The director reached out to her on Facebook.
"We had some really good heart-to-heart conversations about my commitment to ensuring that people understand the history that Canada is founded on," said Kolson, who is also a motivational speaker, singer-songwriter and spoken word artist. "My goal has always been to re-humanize indigenous people and redefine what indigenous potential looks like in society."
As it turned out, she was a perfect fit for the project.
Kolson was accepted as part of two artist groups scheduled to perform on a national tour, which began on National Aboriginal Day and runs until August.
The Dream Catchers came to fruition with a goal of promoting indigenous pride and culture in youth earlier this year, when a creative team from the Confederation Centre of the Arts in Charlottetown, P.E.I., began providing dreamcatcher art workshops to children across the country. That team included indigenous elders and aimed to get youth thinking about identity and pride.

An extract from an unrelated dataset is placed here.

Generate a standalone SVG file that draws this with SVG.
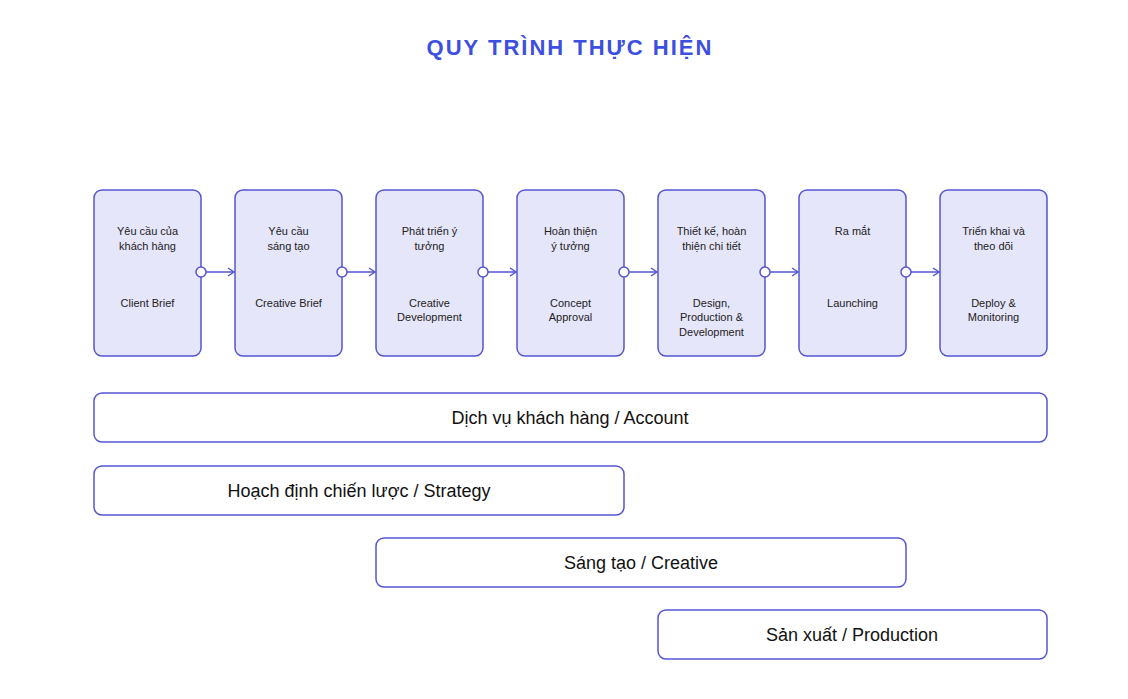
<svg xmlns="http://www.w3.org/2000/svg" width="1128" height="699" viewBox="0 0 1128 699">
<style>
.n{fill:#e6e6fa;stroke:#5555d4;stroke-width:1.5}
.b{fill:#fff;stroke:#5555d4;stroke-width:1.5}
.t{font-family:"Liberation Sans",Arial,sans-serif;font-size:11px;fill:#222;text-anchor:middle}
.bt{font-family:"Liberation Sans",Arial,sans-serif;font-size:18px;fill:#111;text-anchor:middle}
.c{fill:#fff;stroke:#5555d4;stroke-width:1.5}
.l{stroke:#5555d4;stroke-width:1.5;fill:none}
</style>
<defs><marker id="a" markerWidth="10" markerHeight="10" refX="8" refY="5" orient="auto" markerUnits="userSpaceOnUse"><path d="M2,1 L8,5 L2,9" fill="none" stroke="#5555d4" stroke-width="1.5"/></marker></defs>
<rect width="1128" height="699" fill="#fff"/>
<text x="570" y="55" font-family="Liberation Sans,Arial,sans-serif" font-size="22" font-weight="bold" fill="#3c4fe0" text-anchor="middle" letter-spacing="2">QUY TRÌNH THỰC HIỆN</text>
<g id="connectors">
<path class="l" d="M206,272 H234" marker-end="url(#a)"/>
<path class="l" d="M347,272 H375" marker-end="url(#a)"/>
<path class="l" d="M488,272 H516" marker-end="url(#a)"/>
<path class="l" d="M629,272 H657" marker-end="url(#a)"/>
<path class="l" d="M770,272 H798" marker-end="url(#a)"/>
<path class="l" d="M911,272 H939" marker-end="url(#a)"/>
</g>
<g id="n1"><rect class="n" x="94" y="190" width="107" height="166" rx="8"/><text class="t" x="147.5" y="235">Yêu cầu của</text><text class="t" x="147.5" y="250">khách hàng</text><text class="t" x="147.5" y="307">Client Brief</text><circle class="c" cx="201" cy="272" r="5"/></g>
<g id="n2"><rect class="n" x="235" y="190" width="107" height="166" rx="8"/><text class="t" x="288.5" y="235">Yêu cầu</text><text class="t" x="288.5" y="250">sáng tạo</text><text class="t" x="288.5" y="307">Creative Brief</text><circle class="c" cx="342" cy="272" r="5"/></g>
<g id="n3"><rect class="n" x="376" y="190" width="107" height="166" rx="8"/><text class="t" x="429.5" y="235">Phát triển ý</text><text class="t" x="429.5" y="250">tưởng</text><text class="t" x="429.5" y="307">Creative</text><text class="t" x="429.5" y="321">Development</text><circle class="c" cx="483" cy="272" r="5"/></g>
<g id="n4"><rect class="n" x="517" y="190" width="107" height="166" rx="8"/><text class="t" x="570.5" y="235">Hoàn thiện</text><text class="t" x="570.5" y="250">ý tưởng</text><text class="t" x="570.5" y="307">Concept</text><text class="t" x="570.5" y="321">Approval</text><circle class="c" cx="624" cy="272" r="5"/></g>
<g id="n5"><rect class="n" x="658" y="190" width="107" height="166" rx="8"/><text class="t" x="711.5" y="235">Thiết kế, hoàn</text><text class="t" x="711.5" y="250">thiện chi tiết</text><text class="t" x="711.5" y="307">Design,</text><text class="t" x="711.5" y="321">Production &amp;</text><text class="t" x="711.5" y="336">Development</text><circle class="c" cx="765" cy="272" r="5"/></g>
<g id="n6"><rect class="n" x="799" y="190" width="107" height="166" rx="8"/><text class="t" x="852.5" y="235">Ra mắt</text><text class="t" x="852.5" y="307">Launching</text><circle class="c" cx="906" cy="272" r="5"/></g>
<g id="n7"><rect class="n" x="940" y="190" width="107" height="166" rx="8"/><text class="t" x="993.5" y="235">Triển khai và</text><text class="t" x="993.5" y="250">theo dõi</text><text class="t" x="993.5" y="307">Deploy &amp;</text><text class="t" x="993.5" y="321">Monitoring</text></g>
<g id="bar1"><rect class="b" x="94" y="393" width="953" height="49" rx="8"/><text class="bt" x="570" y="424">Dịch vụ khách hàng / Account</text></g>
<g id="bar2"><rect class="b" x="94" y="466" width="530" height="49" rx="8"/><text class="bt" x="359" y="497">Hoạch định chiến lược / Strategy</text></g>
<g id="bar3"><rect class="b" x="376" y="538" width="530" height="49" rx="8"/><text class="bt" x="641" y="569">Sáng tạo / Creative</text></g>
<g id="bar4"><rect class="b" x="658" y="610" width="389" height="49" rx="8"/><text class="bt" x="852" y="641">Sản xuất / Production</text></g>
</svg>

From those workshops, Mi'kmaq artist Nick Huard built a massive dreamcatcher that included one large dreamcatcher for each province and territory and all of the dreamcatchers the youth made.
The second component of the project became The Dream Catchers musical tour, which Kolson traveled to Charlottetown P.E.I. in mid-May to take part in.
Despite setbacks - during rehearsals, Kolson broke her foot - she remains optimistic.
"The beautiful blessing in disguise was that we were able to incorporate a wheelchair in the show," she said, cheerfully. "I am blessed to have a good support network here of colleagues who are willing to work with me and work through this and we've overcome it. And it is a really beautiful show."
Kolson said she has received comments from people talking about how inspiring it is to see someone perform on stage in a wheelchair. She said the injury is a way of encouraging more inclusion in society.
"Hopefully, this creates more dialogue," she said. "Limitations are only what we perceive, and it's important to let people feel out how far they can really go and show people how far they can go."
"If I were to sum up this project," she continued. "I would say it is about resilience. The resilience to racism, resilience to discrimination, resilience to sexism, resilience to colonialism and resilience to all the historical traumas and legacies that many of our generations are still having to endure."
The Dream Catchers musical opened on National Aboriginal Day on June 21 in Charlottetown. A second company opened at the Museum of Canadian History in Ottawa on the same day.